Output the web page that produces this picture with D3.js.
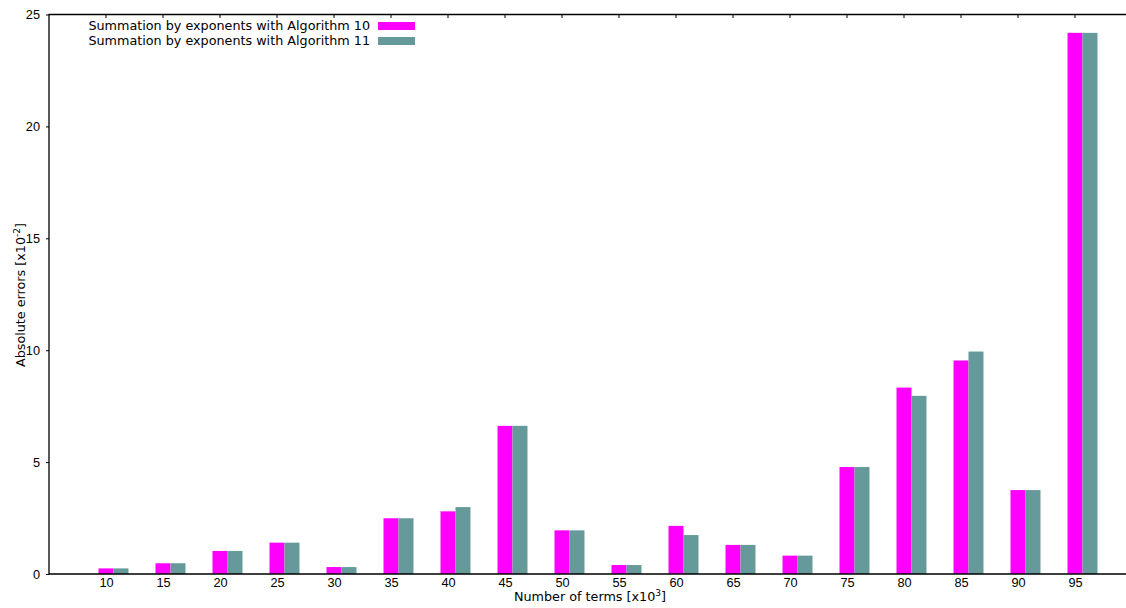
<!DOCTYPE html>
<html>
<head>
<meta charset="utf-8">
<script src="https://cdn.jsdelivr.net/npm/d3@7"></script>
<style>
  html, body { margin: 0; padding: 0; background: #fff; }
  svg { display: block; font-family: "DejaVu Sans", sans-serif; }
</style>
</head>
<body>
<svg id="chart" width="1126" height="608"></svg>
<script>
// Number of terms (x10^3)
const terms = [10, 15, 20, 25, 30, 35, 40, 45, 50, 55, 60, 65, 70, 75, 80, 85, 90, 95];
// Absolute errors (x10^-2)
const alg10 = [0.25, 0.48, 1.03, 1.40, 0.31, 2.49, 2.80, 6.62, 1.95, 0.40, 2.15, 1.30, 0.82, 4.78, 8.33, 9.54, 3.75, 24.18];
const alg11 = [0.25, 0.48, 1.03, 1.40, 0.31, 2.49, 2.99, 6.62, 1.95, 0.40, 1.74, 1.30, 0.82, 4.78, 7.96, 9.94, 3.75, 24.18];
const seriesNames = ["Summation by exponents with Algorithm 10", "Summation by exponents with Algorithm 11"];
const seriesColors = ["#ff00ff", "#669999"];
const yTicks = [0, 5, 10, 15, 20, 25];

const svg = d3.select("#chart");
const plotLeft = 49, plotTop = 14.5, plotBottom = 574;
const fs = 12.75;

// x: category index, plot spans -1 .. 18
const x = d3.scaleLinear().domain([-1, 18]).range([plotLeft, plotLeft + 19 * 57]);
const y = d3.scaleLinear().domain([0, 25]).range([plotBottom, plotTop]);
const barW = x(0.263) - x(0);

const series = [alg10, alg11];
series.forEach((vals, s) => {
  svg.append("g").selectAll("rect")
    .data(vals)
    .join("rect")
    .attr("x", (d, i) => x(i) - barW / 2 + s * barW)
    .attr("y", d => y(d))
    .attr("width", barW)
    .attr("height", d => y(0) - y(d))
    .attr("fill", seriesColors[s]);
});

// Axes
const xAxis = d3.axisBottom(x)
  .tickValues(d3.range(terms.length))
  .tickFormat(i => terms[i])
  .tickSize(0).tickPadding(4);
const gx = svg.append("g").attr("transform", `translate(0,${plotBottom})`).call(xAxis);
gx.select(".domain").remove();
gx.selectAll("text").attr("font-size", fs).attr("fill", "#000");

const yAxis = d3.axisLeft(y).tickValues(yTicks).tickSize(3).tickPadding(6);
const gy = svg.append("g").attr("transform", `translate(${plotLeft},0)`).call(yAxis);
gy.select(".domain").remove();
gy.selectAll("line").attr("stroke", "#000");
gy.selectAll("text").attr("font-size", fs).attr("fill", "#000");

// Border: left, bottom, top
const xr = x(18);
svg.append("path")
  .attr("d", `M${xr},${plotTop}H${plotLeft}V${plotBottom}H${xr}`)
  .attr("fill", "none").attr("stroke", "#000").attr("stroke-width", 1.3);

// Mirrored ticks on top border
svg.append("g").selectAll("line")
  .data(d3.range(terms.length))
  .join("line")
  .attr("x1", i => x(i)).attr("x2", i => x(i))
  .attr("y1", plotTop).attr("y2", plotTop + 3.5)
  .attr("stroke", "#000");

// Axis titles
const xt = svg.append("text")
  .attr("x", 590).attr("y", 601)
  .attr("text-anchor", "middle").attr("font-size", fs);
xt.append("tspan").text("Number of terms [x10");
xt.append("tspan").text("3").attr("font-size", 9).attr("dy", -5);
xt.append("tspan").text("]").attr("dy", 5);

const yt = svg.append("text")
  .attr("transform", `translate(24.5,${295}) rotate(-90)`)
  .attr("text-anchor", "middle").attr("font-size", fs);
yt.append("tspan").text("Absolute errors [x10");
yt.append("tspan").text("-2").attr("font-size", 9).attr("dy", -5);
yt.append("tspan").text("]").attr("dy", 5);

// Legend
const legend = svg.append("g");
seriesNames.forEach((name, s) => {
  const cy = 26 + s * 15;
  legend.append("text")
    .attr("x", 370).attr("y", cy).attr("dy", "0.35em")
    .attr("text-anchor", "end").attr("font-size", fs)
    .text(name);
  legend.append("rect")
    .attr("x", 378).attr("y", cy - 4)
    .attr("width", 37).attr("height", 8)
    .attr("fill", seriesColors[s]);
});
</script>
</body>
</html>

______________________________

*PROBLEM DESCRIPTION:* Give every line above again exactly, with no pictures.

*COMPLETED TASK:*
Output the web page that produces this picture with D3.js.
<!DOCTYPE html>
<html>
<head>
<meta charset="utf-8">
<script src="https://cdn.jsdelivr.net/npm/d3@7"></script>
<style>
  html, body { margin: 0; padding: 0; background: #fff; }
  svg { display: block; font-family: "DejaVu Sans", sans-serif; }
</style>
</head>
<body>
<svg id="chart" width="1126" height="608"></svg>
<script>
// Number of terms (x10^3)
const terms = [10, 15, 20, 25, 30, 35, 40, 45, 50, 55, 60, 65, 70, 75, 80, 85, 90, 95];
// Absolute errors (x10^-2)
const alg10 = [0.25, 0.48, 1.03, 1.40, 0.31, 2.49, 2.80, 6.62, 1.95, 0.40, 2.15, 1.30, 0.82, 4.78, 8.33, 9.54, 3.75, 24.18];
const alg11 = [0.25, 0.48, 1.03, 1.40, 0.31, 2.49, 2.99, 6.62, 1.95, 0.40, 1.74, 1.30, 0.82, 4.78, 7.96, 9.94, 3.75, 24.18];
const seriesNames = ["Summation by exponents with Algorithm 10", "Summation by exponents with Algorithm 11"];
const seriesColors = ["#ff00ff", "#669999"];
const yTicks = [0, 5, 10, 15, 20, 25];

const svg = d3.select("#chart");
const plotLeft = 49, plotTop = 14.5, plotBottom = 574;
const fs = 12.75;

// x: category index, plot spans -1 .. 18
const x = d3.scaleLinear().domain([-1, 18]).range([plotLeft, plotLeft + 19 * 57]);
const y = d3.scaleLinear().domain([0, 25]).range([plotBottom, plotTop]);
const barW = x(0.263) - x(0);

const series = [alg10, alg11];
series.forEach((vals, s) => {
  svg.append("g").selectAll("rect")
    .data(vals)
    .join("rect")
    .attr("x", (d, i) => x(i) - barW / 2 + s * barW)
    .attr("y", d => y(d))
    .attr("width", barW)
    .attr("height", d => y(0) - y(d))
    .attr("fill", seriesColors[s]);
});

// Axes
const xAxis = d3.axisBottom(x)
  .tickValues(d3.range(terms.length))
  .tickFormat(i => terms[i])
  .tickSize(0).tickPadding(4);
const gx = svg.append("g").attr("transform", `translate(0,${plotBottom})`).call(xAxis);
gx.select(".domain").remove();
gx.selectAll("text").attr("font-size", fs).attr("fill", "#000");

const yAxis = d3.axisLeft(y).tickValues(yTicks).tickSize(3).tickPadding(6);
const gy = svg.append("g").attr("transform", `translate(${plotLeft},0)`).call(yAxis);
gy.select(".domain").remove();
gy.selectAll("line").attr("stroke", "#000");
gy.selectAll("text").attr("font-size", fs).attr("fill", "#000");

// Border: left, bottom, top
const xr = x(18);
svg.append("path")
  .attr("d", `M${xr},${plotTop}H${plotLeft}V${plotBottom}H${xr}`)
  .attr("fill", "none").attr("stroke", "#000").attr("stroke-width", 1.3);

// Mirrored ticks on top border
svg.append("g").selectAll("line")
  .data(d3.range(terms.length))
  .join("line")
  .attr("x1", i => x(i)).attr("x2", i => x(i))
  .attr("y1", plotTop).attr("y2", plotTop + 3.5)
  .attr("stroke", "#000");

// Axis titles
const xt = svg.append("text")
  .attr("x", 590).attr("y", 601)
  .attr("text-anchor", "middle").attr("font-size", fs);
xt.append("tspan").text("Number of terms [x10");
xt.append("tspan").text("3").attr("font-size", 9).attr("dy", -5);
xt.append("tspan").text("]").attr("dy", 5);

const yt = svg.append("text")
  .attr("transform", `translate(24.5,${295}) rotate(-90)`)
  .attr("text-anchor", "middle").attr("font-size", fs);
yt.append("tspan").text("Absolute errors [x10");
yt.append("tspan").text("-2").attr("font-size", 9).attr("dy", -5);
yt.append("tspan").text("]").attr("dy", 5);

// Legend
const legend = svg.append("g");
seriesNames.forEach((name, s) => {
  const cy = 26 + s * 15;
  legend.append("text")
    .attr("x", 370).attr("y", cy).attr("dy", "0.35em")
    .attr("text-anchor", "end").attr("font-size", fs)
    .text(name);
  legend.append("rect")
    .attr("x", 378).attr("y", cy - 4)
    .attr("width", 37).attr("height", 8)
    .attr("fill", seriesColors[s]);
});
</script>
</body>
</html>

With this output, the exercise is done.